In a sign of its growing strength, electronic billing and payment technology firm Transactis recently signed on half a dozen new equity owners, including five major North American banks. This reflects the importance financial firms attach to electronic billing in terms of servicing customers.
Capital One, Fifth Third, PNC, TD Bank and Wells Fargo, along with private equity firm Safeguard Scientifics, have invested a total of $30 million in Transactis, which already services a sizable portion of the top banks from a treasury management perspective.
Richard Burke, head of corporate products and services at TD Bank, noted that the bank has been a Transactis customer for more than a year. TD’s investment, he said, reflects the value the bank sees in assisting corporate customers in making their payment operating environments more efficient and accurate. He noted that Transactis is well funded for its current business, given its strong roster of bank customers; and that the new Series E financing assists the fintech firm in accelerating growth opportunities and development efforts.

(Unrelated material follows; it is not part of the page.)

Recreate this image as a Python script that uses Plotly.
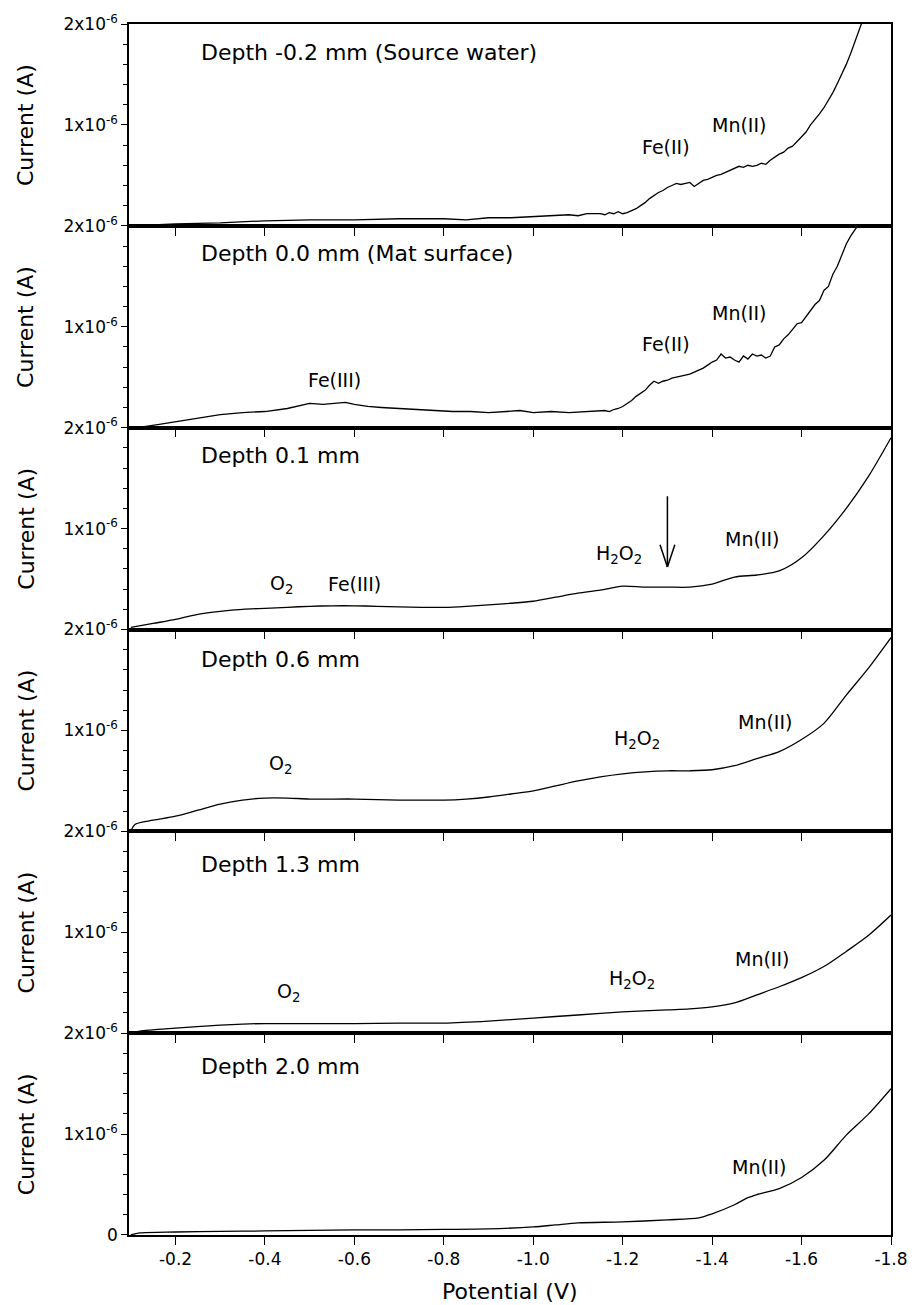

“For us, the strategic value is being part of a small group of investors that has the ability to work closely with Transactis, to help it shape services that we see as crucial to its future and our customers,” Mr. Burke said. “We believe this is important for our customers and we want to take a leading role in developing solutions that will ‘electronify’ and make more efficient our customers’ back offices.”
The notion of automating the payment and reconciliation process has long been attractive to corporates, but stepping out of their legacy systems and the paper that accompanies them to a fully electronic solution has proved difficult. This has slowed the payment process and, consequently, companies converting payments to working capital, since to do so requires the money to arrive in the proper accounts and to be fully reconciled.
Transactis’ offering is software as a service (SaaS) and allows banks to not only facilitate payment processes but also to go further back in the payment cycle to help clients get out of the paper chase into electronic billing. In the case of TD, its eBill service enables corporate clients to set up a branded payment website that allows them to generate electronic invoices to send to customers. Its customers can click through to the website and finalize the payment. TD eBill, through Transactis, specifically focuses on ACH and corporate card payments.
“When the receiver of that electronic invoice chooses to click on the link and pay, all the billing data that is needed to reconcile the transaction and turn the deposit into working capital is still attached,” Mr. Burke explained. “Many corporates are drowning in paper and looking for the right solution to help them efficiently get out of their ingrained environments and move to one that’s more efficient and effective for them. We believe this can be that solution for many customers.”
The SaaS service is highly flexible and can work with data from a variety of sources, so once it is set up it can capture the data, put it in the right format, and send bills out to customers.
Mr. Burke represents TD as a member of the Faster Payments Task Force, an initiative organized by the Federal Reserve to accelerate the development of a faster, more efficient and a more secure payment system in the US. Mr. Burke said the payment mechanisms and processes that emerge from that initiative could be integrated into the Transactis solution.